Bafana hoping to end Mali hoodoo at Africa Cup of Nations

South Africa’s Belgian head coach Hugo Broos (C) speaks to his players during a training session at the Pierre-Mauroy Stadium in Villeneuve d'Ascq, northern France

File. Bafana have met Mali, their opponents in their Africa Cup of Nations opener on Tuesday, twice before in the Africa showpiece event and on both occasions were defeated by the West Africans. Seen here: Hugo Broos speaks during a Bafana training session. Picture: Franck Fife/AFP

Published Jan 15, 2024


Bafana Bafana will be hoping third time’s a charm when they face Mali in their Africa Cup of Nations Group E opener on Tuesday in Korhogo.

Bafana have met The Eagles twice in the biennial showpiece, with their first clash dating back to 2002, before meeting in the event again in 2013. With both matches coincidentally played on the same date, February 3 – the second in a quarter-final – it was the west Africans that reigned supreme.

They won the first match 2-0 on home soil before winning the second 3-1 on penalties, after the match at Moses Mabhida Stadium ended 1-1 after extra-time.

A lot has happened since then. Gordon Igesund, who coached the Class of 2013 that lost to the Malians, shared with Independent Media the kind of game he expects.

‘Hope the coach has a gameplan’

“It’s going to be a very tough game for them. I hope they are all in good spirits and the coach has a game plan … he studied Mali,” Igesund said.

“I hope he watched videos. I am sure they are getting ready. It’s the real test for us. We wanted to qualify. Mali, as we all know, are a good team. When I was in charge, Mali knocked out us on penalties.

“It was a hell of a game. We led 1-0 and they kept going. It’s going to be a great game.”

But while Igesund expects a tough battle, Shaun Bartlett, who was one of the strikers in the Class of 2002, revealed where he believes Bafana could win the game.

“It was many years ago, but I think there’s one thing you can learn from the west African players and that’s the physicality,” Bartlett explained.

“It’s something that we have to deal (with) and that’s why we must use the strength of our players. We’ve got speedy players. We need to use that.”

Bartlett is right. Bafana will need to play to their strength if they are going to at least salvage a point from their opening game in Group E.

In their preparations, they blew hot and cold, drawing matches that they were supposed to easily win against the so-called minnows.

Backing Bafana a tough ask

They drew their last friendly, which was played behind closed doors, against Lesotho, something that didn’t please most of their partisan fans. With Mali and Tunisia tipped to pose a challenge to Bafana’s chances of exiting the group, many are already casting doubts over Bafana’s ability to beat them.

Igesund, though, has backed current coach Hugo Broos to have a trick up his sleeve considering the type of players at his disposal.

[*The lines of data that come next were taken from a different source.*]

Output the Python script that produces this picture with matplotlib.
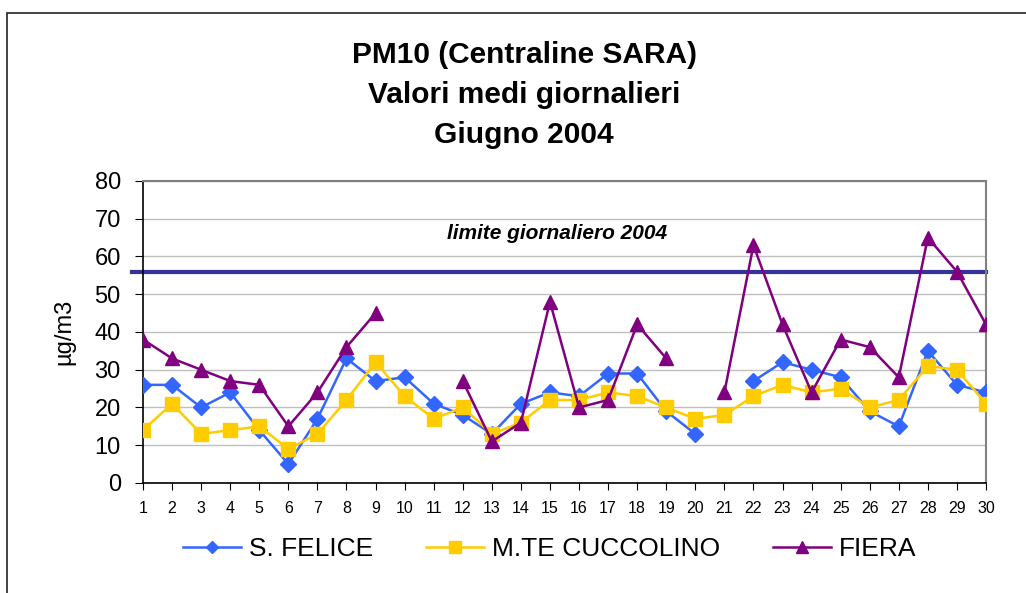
import numpy as np
import matplotlib
matplotlib.use("Agg")
from matplotlib import pyplot as plt
from matplotlib.patches import Rectangle

plt.rcParams['font.family'] = ['Liberation Sans', 'DejaVu Sans']

giorni = list(range(1, 31))
nan = np.nan

# valori medi giornalieri PM10 (ug/m3), giugno 2004
s_felice = [26, 26, 20, 24, 14, 5, 17, 33, 27, 28,
            21, 18, 13, 21, 24, 23, 29, 29, 19, 13,
            nan, 27, 32, 30, 28, 19, 15, 35, 26, 24]
cuccolino = [14, 21, 13, 14, 15, 9, 13, 22, 32, 23,
             17, 20, 13, 16, 22, 22, 24, 23, 20, 17,
             18, 23, 26, 24, 25, 20, 22, 31, 30, 21]
fiera = [38, 33, 30, 27, 26, 15, 24, 36, 45, nan,
         nan, 27, 11, 16, 48, 20, 22, 42, 33, nan,
         24, 63, 42, 24, 38, 36, 28, 65, 56, 42]
limite = 56

y_ticks = list(range(0, 81, 10))

fig = plt.figure(figsize=(10.26, 5.93), dpi=100)
ax = fig.add_axes([0.1394, 0.1855, 0.8216, 0.5093])

# cornice del grafico
fig.patches.append(Rectangle((7 / 1026, -0.1), 1.2, 1 - 13 / 593 + 0.1,
                             transform=fig.transFigure, fill=False,
                             edgecolor='#222222', linewidth=1.2))

ax.plot(giorni, s_felice, color='#3366FF', marker='D', markersize=8,
        linewidth=1.8, label='S. FELICE', zorder=3)
ax.plot(giorni, cuccolino, color='#FFCC00', marker='s', markersize=10,
        linewidth=1.8, label='M.TE CUCCOLINO', zorder=4)
ax.plot(giorni, fiera, color='#800080', marker='^', markersize=10,
        linewidth=1.8, label='FIERA', zorder=5)

ax.axhline(limite, xmin=-0.013, xmax=1, color='#333399', linewidth=3,
           clip_on=False, zorder=2)
ax.text(15.26, 66.2, 'limite giornaliero 2004', ha='center', va='center',
        fontsize=15, fontweight='bold', style='italic')

ax.set_xlim(1, 30)
ax.set_ylim(0, 80)
ax.set_xticks(giorni)
ax.set_yticks(y_ticks)
ax.tick_params(axis='x', labelsize=11.5, direction='out', length=5, pad=8)
ax.tick_params(axis='y', labelsize=17, direction='out', length=6, pad=10)
ax.yaxis.grid(True, color='#C0C0C0', linewidth=1)
ax.set_axisbelow(True)
for s in ['top', 'right']:
    ax.spines[s].set_color('#808080')
    ax.spines[s].set_linewidth(1.5)
for s in ['left', 'bottom']:
    ax.spines[s].set_color('black')
    ax.spines[s].set_linewidth(1.2)
ax.set_ylabel('µg/m3', fontsize=17, labelpad=14)

fig.text(524 / 1026, 1 - 95 / 593,
         'PM10 (Centraline SARA)\nValori medi giornalieri\nGiugno 2004',
         ha='center', va='center', fontsize=21.5, fontweight='bold',
         linespacing=1.55)

fig.legend(loc='center', bbox_to_anchor=(550 / 1026, 1 - 549 / 593),
           ncol=3, frameon=False, fontsize=19, handlelength=2.2,
           columnspacing=2.0, handletextpad=0.3, markerscale=0.8)

fig.savefig('out.png', dpi=100)
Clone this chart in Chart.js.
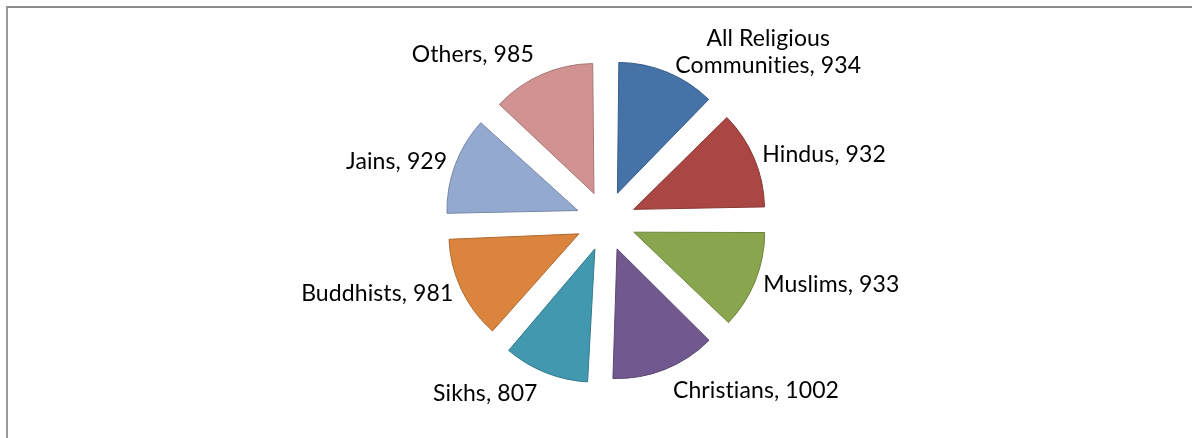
<!DOCTYPE html>
<html>
<head>
<meta charset="utf-8">
<script src="https://cdn.jsdelivr.net/npm/chart.js@4.4.1/dist/chart.umd.min.js"></script>
<style>
    html, body { margin: 0; padding: 0; background: #fff; overflow: hidden; }
    #frame {
        position: absolute; left: 6px; top: 6px; width: 1200px; height: 440px;
        border-left: 2px solid #9a9a9a; border-top: 2px solid #8c8c8c;
    }
    #wrap { position: absolute; left: 0; top: 0; width: 1192px; height: 438px; }
</style>
</head>
<body>
<div id="frame"></div>
<div id="wrap"><canvas id="sexRatioChart"></canvas></div>
<script>
// Data
const communities = ['All Religious Communities', 'Hindus', 'Muslims', 'Christians', 'Sikhs', 'Buddhists', 'Jains', 'Others'];
const sexRatio = [934, 932, 933, 1002, 807, 981, 929, 985];

// Slice colours (Excel classic palette)
const sliceColors = ['#4572A7', '#AA4643', '#89A54E', '#71588F', '#4198AF', '#DB843D', '#93A9CF', '#D19392'];

function darken(hex, f) {
    const n = parseInt(hex.slice(1), 16);
    const r = Math.round(((n >> 16) & 255) * f);
    const g = Math.round(((n >> 8) & 255) * f);
    const b = Math.round((n & 255) * f);
    return `rgb(${r}, ${g}, ${b})`;
}

function wrapText(ctx, text, maxWidth) {
    const words = text.split(' ');
    const lines = [];
    let line = '';
    words.forEach(word => {
        const test = line ? line + ' ' + word : word;
        if (line && ctx.measureText(test).width > maxWidth) {
            lines.push(line);
            line = word;
        } else {
            line = test;
        }
    });
    if (line) lines.push(line);
    return lines;
}

// Labels placed just outside each exploded slice
const sliceLabels = {
    id: 'sliceLabels',
    afterDatasetsDraw(chart) {
        const ctx = chart.ctx;
        const meta = chart.getDatasetMeta(0);
        ctx.save();
        ctx.font = '23px Lato, "Open Sans", sans-serif';
        ctx.letterSpacing = '0.1px'; // avoids the "ti" ligature
        ctx.fillStyle = '#000';
        ctx.textAlign = 'center';
        ctx.textBaseline = 'middle';
        meta.data.forEach((arc, i) => {
            const p = arc.getProps(['x', 'y', 'startAngle', 'endAngle', 'outerRadius', 'circumference'], true);
            const mid = (p.startAngle + p.endAngle) / 2;
            const explode = (arc.options.offset || 0) / 4;
            const r = p.outerRadius + explode * (1 - Math.sin(Math.min(Math.PI, p.circumference))) + explode;
            const ux = Math.cos(mid), uy = Math.sin(mid);
            const px = p.x + ux * r, py = p.y + uy * r;
            const lines = wrapText(ctx, communities[i] + ', ' + sexRatio[i], 200);
            const w = Math.max(...lines.map(l => ctx.measureText(l).width));
            const lh = 27;
            let cx = px;
            if (ux > 0.2) cx = px + 8 + w / 2;
            else if (ux < -0.2) cx = px - 8 - w / 2;
            const cy = py + uy * Math.abs(uy) * 24;
            lines.forEach((l, k) => ctx.fillText(l, cx, cy + (k - (lines.length - 1) / 2) * lh));
        });
        ctx.restore();
    }
};

new Chart(document.getElementById('sexRatioChart'), {
    type: 'pie',
    data: {
        labels: communities,
        datasets: [{
            data: sexRatio,
            backgroundColor: sliceColors,
            borderColor: sliceColors.map(c => darken(c, 0.8)),
            borderWidth: 1,
            offset: 120,
            hoverOffset: 0
        }]
    },
    options: {
        responsive: true,
        maintainAspectRatio: false,
        animation: false,
        events: [],
        radius: 122,
        layout: { padding: { left: 20, top: 4, right: 0, bottom: 0 } },
        plugins: {
            legend: { display: false },
            tooltip: { enabled: false }
        }
    },
    plugins: [sliceLabels]
});
</script>
</body>
</html>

“I think they have obviously planned. They know what to do and want to do,” said Igesund before backing Broos to play the suitable team.

“We can’t really comment much on the outside. The coach has to play things close to his chest and play the team he feels is best for the game.

“I want to wish them all the best. I think it’s going to be an interesting game. We’ve got a nice young team. So let’s wait and see how they’ll go.”